**DATASET**
= = =
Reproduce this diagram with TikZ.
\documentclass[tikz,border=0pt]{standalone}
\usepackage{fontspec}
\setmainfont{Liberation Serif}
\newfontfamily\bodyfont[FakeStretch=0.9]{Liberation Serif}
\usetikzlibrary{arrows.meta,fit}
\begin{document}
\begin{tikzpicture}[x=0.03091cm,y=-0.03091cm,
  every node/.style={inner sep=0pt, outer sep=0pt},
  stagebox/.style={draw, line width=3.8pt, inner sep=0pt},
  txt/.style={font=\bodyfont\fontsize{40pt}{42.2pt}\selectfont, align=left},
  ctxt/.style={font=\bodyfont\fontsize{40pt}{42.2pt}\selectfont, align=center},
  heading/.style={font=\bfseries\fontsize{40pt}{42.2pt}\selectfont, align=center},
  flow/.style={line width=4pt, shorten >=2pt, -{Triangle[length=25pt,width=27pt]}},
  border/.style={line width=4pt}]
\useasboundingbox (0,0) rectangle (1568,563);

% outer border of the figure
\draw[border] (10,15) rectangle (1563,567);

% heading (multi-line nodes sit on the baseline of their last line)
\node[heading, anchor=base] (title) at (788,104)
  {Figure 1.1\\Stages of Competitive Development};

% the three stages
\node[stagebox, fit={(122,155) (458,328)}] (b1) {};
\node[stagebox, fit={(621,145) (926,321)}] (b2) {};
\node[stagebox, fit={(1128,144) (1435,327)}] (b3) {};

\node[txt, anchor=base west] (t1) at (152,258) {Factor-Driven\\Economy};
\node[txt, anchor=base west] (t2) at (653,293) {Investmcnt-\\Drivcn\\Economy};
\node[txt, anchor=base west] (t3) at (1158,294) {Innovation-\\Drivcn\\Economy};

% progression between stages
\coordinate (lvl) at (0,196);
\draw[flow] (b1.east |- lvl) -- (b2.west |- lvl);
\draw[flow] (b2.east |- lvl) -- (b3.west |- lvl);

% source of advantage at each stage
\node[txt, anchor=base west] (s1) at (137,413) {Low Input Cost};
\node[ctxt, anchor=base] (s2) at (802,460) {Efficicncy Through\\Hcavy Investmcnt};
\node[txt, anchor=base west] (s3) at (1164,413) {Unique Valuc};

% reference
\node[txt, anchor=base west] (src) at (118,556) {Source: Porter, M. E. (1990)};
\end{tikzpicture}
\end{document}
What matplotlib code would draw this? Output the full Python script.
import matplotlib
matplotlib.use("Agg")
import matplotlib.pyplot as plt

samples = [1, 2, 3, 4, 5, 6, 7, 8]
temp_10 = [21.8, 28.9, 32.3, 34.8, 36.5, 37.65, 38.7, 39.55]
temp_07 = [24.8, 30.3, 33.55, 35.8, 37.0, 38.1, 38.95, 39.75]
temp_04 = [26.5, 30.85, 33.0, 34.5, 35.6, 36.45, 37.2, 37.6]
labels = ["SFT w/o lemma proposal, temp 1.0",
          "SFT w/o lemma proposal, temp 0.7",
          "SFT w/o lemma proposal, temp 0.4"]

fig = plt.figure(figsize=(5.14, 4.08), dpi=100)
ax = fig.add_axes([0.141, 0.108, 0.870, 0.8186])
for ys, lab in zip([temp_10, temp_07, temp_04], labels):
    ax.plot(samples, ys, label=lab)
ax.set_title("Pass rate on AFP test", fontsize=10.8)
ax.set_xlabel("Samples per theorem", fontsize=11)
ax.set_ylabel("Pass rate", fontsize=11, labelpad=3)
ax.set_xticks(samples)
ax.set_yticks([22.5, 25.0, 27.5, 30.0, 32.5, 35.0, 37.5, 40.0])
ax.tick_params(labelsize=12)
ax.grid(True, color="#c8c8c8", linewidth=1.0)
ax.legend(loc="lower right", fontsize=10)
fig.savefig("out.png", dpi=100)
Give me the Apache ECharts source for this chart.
= = =
**AIM OF THE EXERCISE**
Set down all of the entries exactly, please.

**WRITTEN ANSWER**
Reproduce this diagram with TikZ.
\documentclass[tikz,border=0pt]{standalone}
\usepackage{fontspec}
\setmainfont{Liberation Serif}
\newfontfamily\bodyfont[FakeStretch=0.9]{Liberation Serif}
\usetikzlibrary{arrows.meta,fit}
\begin{document}
\begin{tikzpicture}[x=0.03091cm,y=-0.03091cm,
  every node/.style={inner sep=0pt, outer sep=0pt},
  stagebox/.style={draw, line width=3.8pt, inner sep=0pt},
  txt/.style={font=\bodyfont\fontsize{40pt}{42.2pt}\selectfont, align=left},
  ctxt/.style={font=\bodyfont\fontsize{40pt}{42.2pt}\selectfont, align=center},
  heading/.style={font=\bfseries\fontsize{40pt}{42.2pt}\selectfont, align=center},
  flow/.style={line width=4pt, shorten >=2pt, -{Triangle[length=25pt,width=27pt]}},
  border/.style={line width=4pt}]
\useasboundingbox (0,0) rectangle (1568,563);

% outer border of the figure
\draw[border] (10,15) rectangle (1563,567);

% heading (multi-line nodes sit on the baseline of their last line)
\node[heading, anchor=base] (title) at (788,104)
  {Figure 1.1\\Stages of Competitive Development};

% the three stages
\node[stagebox, fit={(122,155) (458,328)}] (b1) {};
\node[stagebox, fit={(621,145) (926,321)}] (b2) {};
\node[stagebox, fit={(1128,144) (1435,327)}] (b3) {};

\node[txt, anchor=base west] (t1) at (152,258) {Factor-Driven\\Economy};
\node[txt, anchor=base west] (t2) at (653,293) {Investmcnt-\\Drivcn\\Economy};
\node[txt, anchor=base west] (t3) at (1158,294) {Innovation-\\Drivcn\\Economy};

% progression between stages
\coordinate (lvl) at (0,196);
\draw[flow] (b1.east |- lvl) -- (b2.west |- lvl);
\draw[flow] (b2.east |- lvl) -- (b3.west |- lvl);

% source of advantage at each stage
\node[txt, anchor=base west] (s1) at (137,413) {Low Input Cost};
\node[ctxt, anchor=base] (s2) at (802,460) {Efficicncy Through\\Hcavy Investmcnt};
\node[txt, anchor=base west] (s3) at (1164,413) {Unique Valuc};

% reference
\node[txt, anchor=base west] (src) at (118,556) {Source: Porter, M. E. (1990)};
\end{tikzpicture}
\end{document}
What matplotlib code would draw this? Output the full Python script.
import matplotlib
matplotlib.use("Agg")
import matplotlib.pyplot as plt

samples = [1, 2, 3, 4, 5, 6, 7, 8]
temp_10 = [21.8, 28.9, 32.3, 34.8, 36.5, 37.65, 38.7, 39.55]
temp_07 = [24.8, 30.3, 33.55, 35.8, 37.0, 38.1, 38.95, 39.75]
temp_04 = [26.5, 30.85, 33.0, 34.5, 35.6, 36.45, 37.2, 37.6]
labels = ["SFT w/o lemma proposal, temp 1.0",
          "SFT w/o lemma proposal, temp 0.7",
          "SFT w/o lemma proposal, temp 0.4"]

fig = plt.figure(figsize=(5.14, 4.08), dpi=100)
ax = fig.add_axes([0.141, 0.108, 0.870, 0.8186])
for ys, lab in zip([temp_10, temp_07, temp_04], labels):
    ax.plot(samples, ys, label=lab)
ax.set_title("Pass rate on AFP test", fontsize=10.8)
ax.set_xlabel("Samples per theorem", fontsize=11)
ax.set_ylabel("Pass rate", fontsize=11, labelpad=3)
ax.set_xticks(samples)
ax.set_yticks([22.5, 25.0, 27.5, 30.0, 32.5, 35.0, 37.5, 40.0])
ax.tick_params(labelsize=12)
ax.grid(True, color="#c8c8c8", linewidth=1.0)
ax.legend(loc="lower right", fontsize=10)
fig.savefig("out.png", dpi=100)
Give me the Apache ECharts source for this chart.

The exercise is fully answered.